Bethlehem, Dinner and The Shepherd’s Fields

Here’s how modern-day Bethlehem looks with its rolling hills.  Our next stop was dinner!

We went to a place called “The Tent,” to eat, a Lebanese Bedouin place.  They brought out baskets of pita with lots of things to dip or eat with it–humus, slaws, olives, eggplant, beets, pickled things, etc. Then they brought out a big platter with lamb and beef meatballs, grilled chicken chunks, french fries and poached tomatoes.  This meal is served everywhere we go.  We sat at tables on sofas covered in woven fabric. The ceiling was covered with fabric like a tent. There were several busloads of people there. Mass food.

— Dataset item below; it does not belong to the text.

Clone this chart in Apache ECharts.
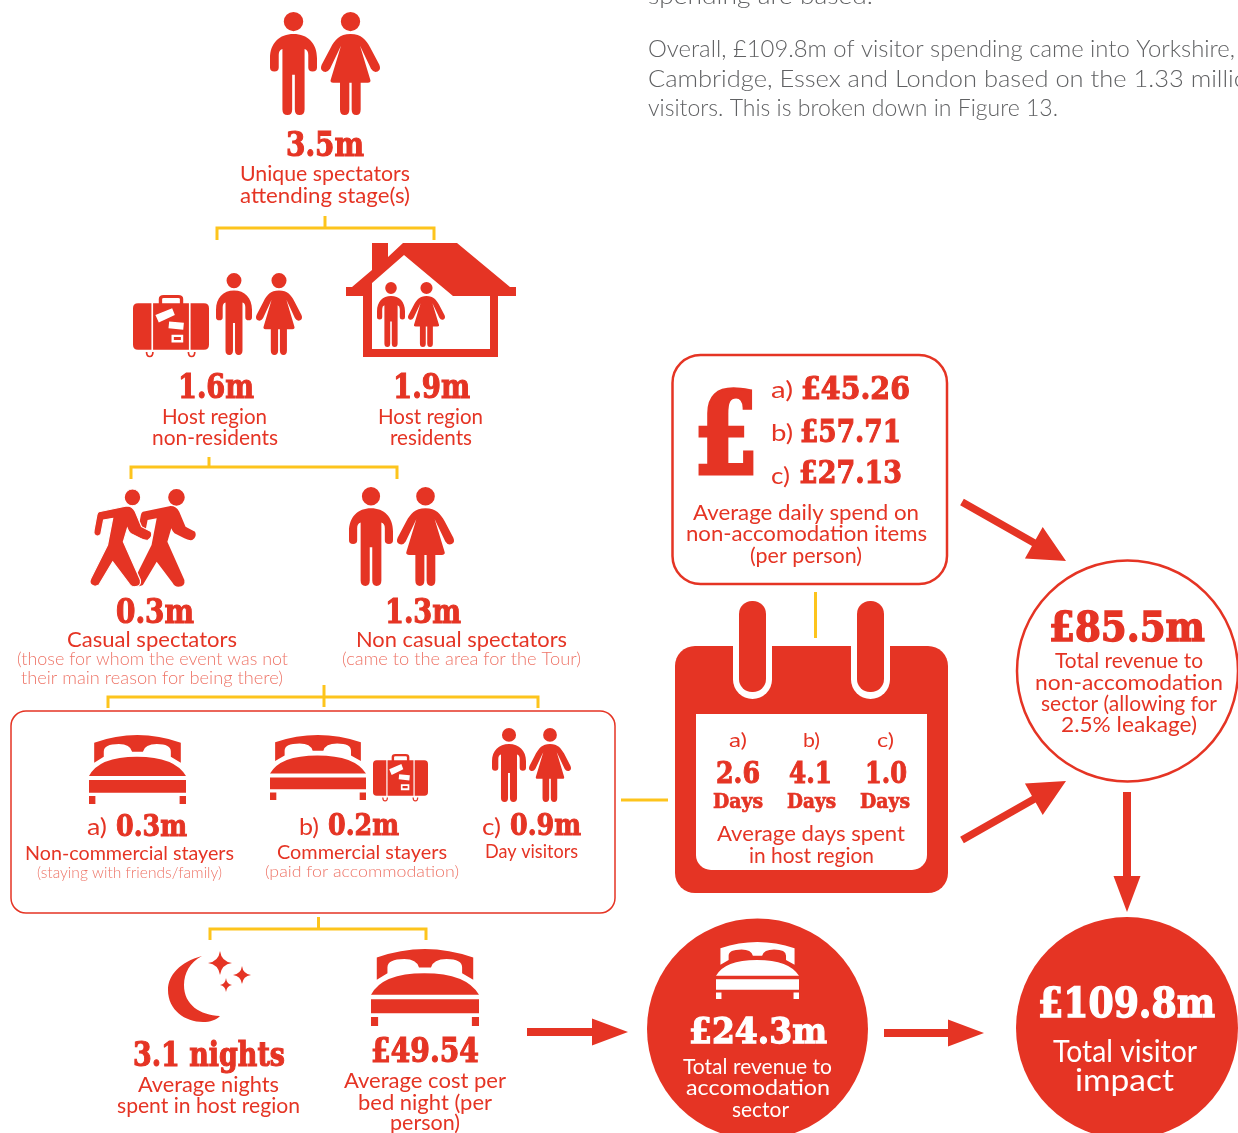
<!DOCTYPE html>
<html><head><meta charset="utf-8">
<style>html,body{margin:0;padding:0;background:#fff;overflow:hidden}#c{width:1238px;height:1133px}</style>
<script src="https://cdn.jsdelivr.net/npm/echarts@6/dist/echarts.min.js"></script>
</head><body><div id="c"></div>
<script>
// ---------- content ----------
const introLines = ['spending are based.','Overall, £109.8m of visitor spending came into Yorkshire,','Cambridge, Essex and London based on the 1.33 million','visitors. This is broken down in Figure 13.'];
const audienceValues = ['3.5m','1.6m','1.9m','0.3m','1.3m'];
const audienceLabels = [['Unique spectators','attending stage(s)'],['Host region','non-residents'],['Host region','residents'],['Casual spectators'],['Non casual spectators']];
const audienceNotes = [['(those for whom the event was not','their main reason for being there)'],['(came to the area for the Tour)']];
const stayerKeys = ['a)','b)','c)'];
const stayerValues = ['0.3m','0.2m','0.9m'];
const stayerLabels = ['Non-commercial stayers','Commercial stayers','Day visitors'];
const stayerNotes = ['(staying with friends/family)','(paid for accommodation)'];
const nightsValues = ['3.1 nights','£49.54'];
const nightsLabels = [['Average nights','spent in host region'],['Average cost per','bed night (per','person)']];
const spendValues = ['£45.26','£57.71','£27.13'];
const spendLabel = ['Average daily spend on','non-accomodation items','(per person)'];
const daysValues = ['2.6','4.1','1.0'];
const daysUnit = 'Days';
const daysLabel = ['Average days spent','in host region'];
const totalValues = ['£85.5m','£24.3m','£109.8m'];
const totalLabels = [['Total revenue to','non-accomodation','sector (allowing for','2.5% leakage)'],['Total revenue to','accomodation','sector'],['Total visitor','impact']];

// ---------- styling ----------
const RED='#e53424', YEL='#fdc41c', PALE='#ee7568', GREY='#606163';
const SANS='Lato', SERIF='"DejaVu Serif"';

// ---------- icon outlines ----------
const G=echarts.graphic;
const shapes={
 man:'M41,29 A29,29 0 1,1 99,29 A29,29 0 1,1 41,29 Z M70,67 C112,67 140,95 140,140 L140,168 Q140,180 127,180 Q114,180 114,168 L114,130 Q114,115 103,112 L103,295 Q103,312 88,312 Q74,312 74,295 L74,190 L66,190 L66,295 Q66,312 52,312 Q37,312 37,295 L37,112 Q26,115 26,130 L26,168 Q26,180 13,180 Q0,180 0,168 L0,140 C0,95 28,67 70,67 Z',
 woman:'M59.5,29 A29,29 0 1,1 117.5,29 A29,29 0 1,1 59.5,29 Z M88.5,67 C122,67 135,85 148,108 L175,160 Q181,175 170,180 Q158,185 150,172 L117,102 L147,202 Q152,214 140,214 L119,214 L119,295 Q119,312 106,312 Q92,312 92,295 L92,214 L85,214 L85,295 Q85,312 71,312 Q57,312 57,295 L57,214 L37,214 Q25,214 30,202 L60,102 L27,172 Q19,185 7,180 Q-4,175 2,160 L29,108 C42,85 55,67 88.5,67 Z',
 suitcase:'M77,25 L77,12 Q77,0 92,0 L135,0 Q150,0 150,12 L150,25 L140,25 L140,12 Q140,9 135,9 L92,9 Q87,9 87,12 L87,25 Z M15,25 L55,25 L55,165 L15,165 Q0,165 0,150 L0,40 Q0,25 15,25 Z M172,25 L212,25 Q227,25 227,40 L227,150 Q227,165 212,165 L172,165 Z M60,25 L167,25 L167,165 L60,165 Z M67,60 L77,83 L125,60 L117,40 Z M108,80 L106,100 L150,105 L152,84 Z M115,120 L115,143 L150,143 L150,120 Z M122,127 L143,127 L143,136 L122,136 Z M38,172 Q38,188 50,188 Q62,188 62,172 L57,172 Q57,183 50,183 Q43,183 43,172 Z M163,172 Q163,188 175,188 Q187,188 187,172 L182,172 Q182,183 175,183 Q168,183 168,172 Z',
 bed:'M13,23 Q121,-23 230,23 L230,83 L205,65 L205,50 Q205,27 170,27 Q140,27 135,50 L108,50 Q103,27 75,27 Q37,27 37,50 L37,65 L13,83 Z M0,123 Q25,65 120,65 Q215,65 243,123 Z M0,135 L243,135 L243,173 L0,173 Z M0,183 L16,183 L16,207 L0,207 Z M227,183 L243,183 L243,207 L227,207 Z',
 walker:'M314,82 A21,25 0 1,1 356,82 A21,25 0 1,1 314,82 Z M250,125 L320,108 Q335,108 342,125 L358,170 L382,185 Q388,200 375,210 Q365,212 355,205 L330,190 Q325,185 322,175 L312,215 L355,330 Q358,350 340,350 Q330,350 325,338 L285,275 L250,345 Q240,352 232,345 Q224,338 230,325 L272,225 L285,145 L262,150 L255,192 Q248,202 240,195 Q236,190 238,180 L245,135 Q246,128 250,125 Z',
 house:'M372,243 L388,243 L388,257 L403,243 L457,243 L510,287 L516,287 L516,296 L498,296 L498,357 L363,357 L363,296 L346,296 L346,287 L352,287 L372,270 Z M404,255 L372,283 L372,349 L490,349 L490,296 L453,296 Z',
 moon:'M202,956 C180,962 168,975 168,990 C168,1010 185,1022 203,1022 C210,1022 216,1020 220,1016 C200,1015 184,1005 184,985 C184,973 190,962 202,956 Z',
 star:'M0,-100 Q12,-12 100,0 Q12,12 0,100 Q-12,12 -100,0 Q-12,-12 0,-100 Z'
};
const boxSize={man:[140,312],woman:[177,312],suitcase:[227,190],bed:[243,207]};
Object.keys(shapes).forEach(k=>G.registerShape('ic_'+k,G.extendPath(shapes[k])));

// ---------- element helpers ----------
const els=[];
const cv=document.createElement('canvas').getContext('2d');
function put(str,x0,x1,base,size,fill,serif,weight,heavy){
  const font=(serif?'bold ':(weight?weight+' ':''))+size+'px '+(serif?SERIF:SANS);
  cv.font=font;
  cv.textBaseline='alphabetic'; const a=cv.measureText(str);
  cv.textBaseline='middle'; const b=cv.measureText(str);
  const off=b.actualBoundingBoxDescent-a.actualBoundingBoxDescent;
  const col=fill||RED, style={text:str,fill:col,font:font,textAlign:'left',textVerticalAlign:'middle'};
  if(serif){style.stroke=col;style.lineWidth=heavy||size*0.035;style.lineJoin='round';}
  els.push({type:'text',silent:true,x:x0,y:base-off,scaleX:(x1-x0)/a.width,z:5,style:style});
}
function icon(name,x0,y0,x1,y1,fill){
  const s=boxSize[name];
  els.push({type:'ic_'+name,silent:true,x:x0,y:y0,scaleX:(x1-x0)/s[0],scaleY:(y1-y0)/s[1],z:3,style:{fill:fill||RED}});
}
function couple(m0,m1,w0,w1,y0,y1){icon('man',m0,y0,m1,y1);icon('woman',w0,y0,w1,y1);}
function star(cx,cy,rx,ry){els.push({type:'ic_star',silent:true,x:cx,y:cy,scaleX:rx/100,scaleY:ry/100,z:3,style:{fill:RED}});}
function bracket(y,x0,x1,cx,stemTop,stemBot,legBot){
  els.push({type:'polyline',silent:true,z:2,shape:{points:[[x0,legBot],[x0,y],[x1,y],[x1,legBot]]},style:{stroke:YEL,lineWidth:3,fill:null}});
  els.push({type:'line',silent:true,z:2,shape:{x1:cx,y1:stemTop,x2:cx,y2:stemBot},style:{stroke:YEL,lineWidth:3}});
}
function arrow(x1,y1,x2,y2,sw,hl,hw,fill){
  const L=Math.hypot(x2-x1,y2-y1),ux=(x2-x1)/L,uy=(y2-y1)/L,nx=-uy,ny=ux;
  const bx=x2-ux*hl,by=y2-uy*hl;
  els.push({type:'polygon',silent:true,z:3,shape:{points:[
    [x1+nx*sw/2,y1+ny*sw/2],[bx+nx*sw/2,by+ny*sw/2],[bx+nx*hw/2,by+ny*hw/2],[x2,y2],
    [bx-nx*hw/2,by-ny*hw/2],[bx-nx*sw/2,by-ny*sw/2],[x1-nx*sw/2,y1-ny*sw/2]]},style:{fill:fill||RED}});
}

// ---------- intro paragraph ----------
put(introLines[0],648,873,4,24,GREY,false,300);
put(introLines[1],648,1235,57,24,GREY,false,300);
put(introLines[2],648,1262,87,24,GREY,false,300);
put(introLines[3],648,1058,116,24,GREY,false,300);

// ---------- connectors ----------
bracket(228,217,434,325,216,228,240);
bracket(467,131,397,209,457,467,479);
bracket(697,108,538,324,685,707,708);
bracket(929,210,426,318.5,917,929,940);
els.push({type:'line',silent:true,shape:{x1:621,y1:800,x2:668,y2:800},style:{stroke:YEL,lineWidth:3}});
els.push({type:'line',silent:true,shape:{x1:815.5,y1:592,x2:815.5,y2:638},style:{stroke:YEL,lineWidth:3}});

// ---------- spectator tree ----------
couple(270,317,321,380,12,115);
put(audienceValues[0],286,364,156,34,RED,true);
put(audienceLabels[0][0],240,410,181,21);
put(audienceLabels[0][1],240,410,203,21);

icon('suitcase',133,295,209,358);
couple(216,252,256,302,273,355);
put(audienceValues[1],178,254,398,33,RED,true);
put(audienceLabels[1][0],162,267,424,21);
put(audienceLabels[1][1],152,278,445,21);

els.push({type:'ic_house',silent:true,z:3,style:{fill:RED}});
couple(377,405,408,445,282,347);
put(audienceValues[2],393,470,398,33,RED,true);
put(audienceLabels[2][0],378,483,424,21);
put(audienceLabels[2][1],390,472,445,21);

els.push({type:'ic_walker',silent:true,x:44,y:470,scaleX:1/2.529,scaleY:1/3,z:3,style:{fill:RED}});
els.push({type:'ic_walker',silent:true,x:0,y:470,scaleX:1/2.529,scaleY:1/3,z:4,style:{fill:RED,stroke:'#fff',lineWidth:3}});
couple(349,393,397,454,487,586);
put(audienceValues[3],116,194,623,33,RED,true);
put(audienceValues[4],385,461,623,33,RED,true);
put(audienceLabels[3][0],67,237,647,21);
put(audienceNotes[0][0],17,288,665,18,PALE,false,300);
put(audienceNotes[0][1],21,283,684,18,PALE,false,300);
put(audienceLabels[4][0],356,567,647,21);
put(audienceNotes[1][0],342,581,665,18,PALE,false,300);

// ---------- stayer panel ----------
els.push({type:'rect',silent:true,z:1,shape:{x:11,y:711,width:604,height:202,r:15},style:{fill:'#fff',stroke:RED,lineWidth:1.5}});
icon('bed',89,735,186,804);
icon('bed',270,735,366,800);
icon('suitcase',373,754,428,802);
couple(492,526,529,571,728,802);
put(stayerKeys[0],87,107,835,24);
put(stayerValues[0],116,187,836,29,RED,true);
put(stayerLabels[0],25,234,860,19);
put(stayerNotes[0],37,222,878,15,PALE,false,300);
put(stayerKeys[1],299,319,835,24);
put(stayerValues[1],328,399,835,29,RED,true);
put(stayerLabels[1],277,447,859,19);
put(stayerNotes[1],265,459,877,15,PALE,false,300);
put(stayerKeys[2],482,501,835,24);
put(stayerValues[2],510,581,835,29,RED,true);
put(stayerLabels[2],485,578,858,19);

// ---------- nights and bed cost ----------
els.push({type:'ic_moon',silent:true,z:3,style:{fill:RED}});
star(220,963,12,12);star(242,975,9,9);star(226,985,6,7);
icon('bed',371,949,479,1026);
put(nightsValues[0],133,285,1066,33,RED,true);
put(nightsLabels[0][0],138,279,1092,21);
put(nightsLabels[0][1],117,300,1113,21);
put(nightsValues[1],371,479,1062,33,RED,true);
put(nightsLabels[1][0],344,506,1088,21);
put(nightsLabels[1][1],358,492,1110,21);
put(nightsLabels[1][2],390,460,1130,21);

// ---------- spend box ----------
els.push({type:'rect',silent:true,z:1,shape:{x:672.5,y:355,width:274.5,height:229,r:28},style:{fill:'#fff',stroke:RED,lineWidth:2.5}});
put('£',694,758,473,112,RED,true,null,5);
put(stayerKeys[0],771,793,398,24);
put(spendValues[0],801,910,399,32,RED,true);
put(stayerKeys[1],771,793,441,24);
put(spendValues[1],800,901,442,32,RED,true);
put(stayerKeys[2],771,790,484,24);
put(spendValues[2],799,902,483,32,RED,true);
put(spendLabel[0],693,919,520,21);
put(spendLabel[1],686,927,541,21);
put(spendLabel[2],750,862,563,21);

// ---------- calendar ----------
els.push({type:'rect',silent:true,z:1,shape:{x:675,y:646,width:273,height:247,r:20},style:{fill:RED}});
els.push({type:'rect',silent:true,z:2,shape:{x:696,y:714,width:231,height:156,r:[0,0,15,15]},style:{fill:'#fff'}});
[[733,772],[851,890]].forEach(r=>{
  els.push({type:'rect',silent:true,z:2,shape:{x:r[0],y:630,width:r[1]-r[0],height:69,r:[0,0,19.5,19.5]},style:{fill:'#fff'}});
  els.push({type:'rect',silent:true,z:3,shape:{x:r[0]+6,y:601,width:r[1]-r[0]-12,height:91,r:13},style:{fill:RED}});
});
const dayX=[[729,747,716,760,713,763],[803,820,789,832,787,836],[877,894,865,907,860,910]];
dayX.forEach((d,i)=>{
  put(stayerKeys[i],d[0],d[1],747,20);
  put(daysValues[i],d[2],d[3],783,30,RED,true);
  put(daysUnit,d[4],d[5],808,20,RED,true);
});
put(daysLabel[0],717,905,841,21);
put(daysLabel[1],749,874,863,21);

// ---------- totals ----------
els.push({type:'circle',silent:true,z:1,shape:{cx:1127.5,cy:671,r:110.5},style:{fill:'#fff',stroke:RED,lineWidth:2.5}});
put(totalValues[0],1049,1205,641,41,RED,true);
put(totalLabels[0][0],1055,1203,668,21);
put(totalLabels[0][1],1035,1223,690,21);
put(totalLabels[0][2],1041,1217,711,21);
put(totalLabels[0][3],1061,1197,732,21);

els.push({type:'circle',silent:true,z:1,shape:{cx:757.5,cy:1029,r:110.5},style:{fill:RED}});
icon('bed',716,942,799,999,'#fff');
put(totalValues[1],689,827,1043,36,'#fff',true);
put(totalLabels[1][0],683,832,1074,21,'#fff');
put(totalLabels[1][1],686,830,1095,21,'#fff');
put(totalLabels[1][2],732,789,1117,21,'#fff');

els.push({type:'circle',silent:true,z:1,shape:{cx:1127,cy:1028,r:111},style:{fill:RED}});
put(totalValues[2],1038,1215,1017,41,'#fff',true);
put(totalLabels[2][0],1053,1197,1062,31,'#fff');
put(totalLabels[2][1],1075,1174,1091,31,'#fff');

// ---------- arrows ----------
arrow(962,502,1066,561,7.5,37,36);
arrow(962,840,1066,781,7.5,37,36);
arrow(1127,792,1127,912,8,36,27);
arrow(527,1032,628,1032,8,36,27);
arrow(884,1033,984,1033,8,36,27);

const chart=echarts.init(document.getElementById('c'),null,{renderer:'canvas',width:1238,height:1133});
chart.setOption({animation:false,backgroundColor:'#fff',graphic:{elements:els}});
</script></body></html>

Then we drove to the traditional place of the shepherd’s fields.

When I was a student here in 1979, we lived at Ramat Rachel Kibbutz on the southern outskirts of Jerusalem, not far from what our LDS teachers called the shepherd’s fields.  On the eve of April 6th, I went by myself, out into those fields of rolling hills, and sat in the dark on a hillside, listening to a cassette tape of my favorite Tabernacle Choir sacred Christmas music.

Those hills are now in no-man’s land, where no one is allowed to go–the de-militarized zone.  I never knew there was such a place as this “traditional site.”  I’m wondering now if our professors then purposely avoided some of these sites because of the entrance fees.  We often went instead to more natural settings where things might have happened.

In any case, this garden area was lovely and I was really happy we came here.

In this place there is a church and 2 caves that date back 3000 years.  We got to go into the caves to talk about Jesus’ birth.  There was a sweet feeling here.

In the area around the caves were excavations from the Byzantine Era and some seating areas for groups. We went to one and sang a few Christmas carols. The kids ran and played, then crawled through a cave that went in here and came out over there. The “Shepherd’s Fields” were off in the distance–some hills across the way. Bethlehem is very hilly. The hills are steep and hard to navigate. Getting from the fields to the manger would have taken more than a couple of hours–maybe a day or more (at least for me).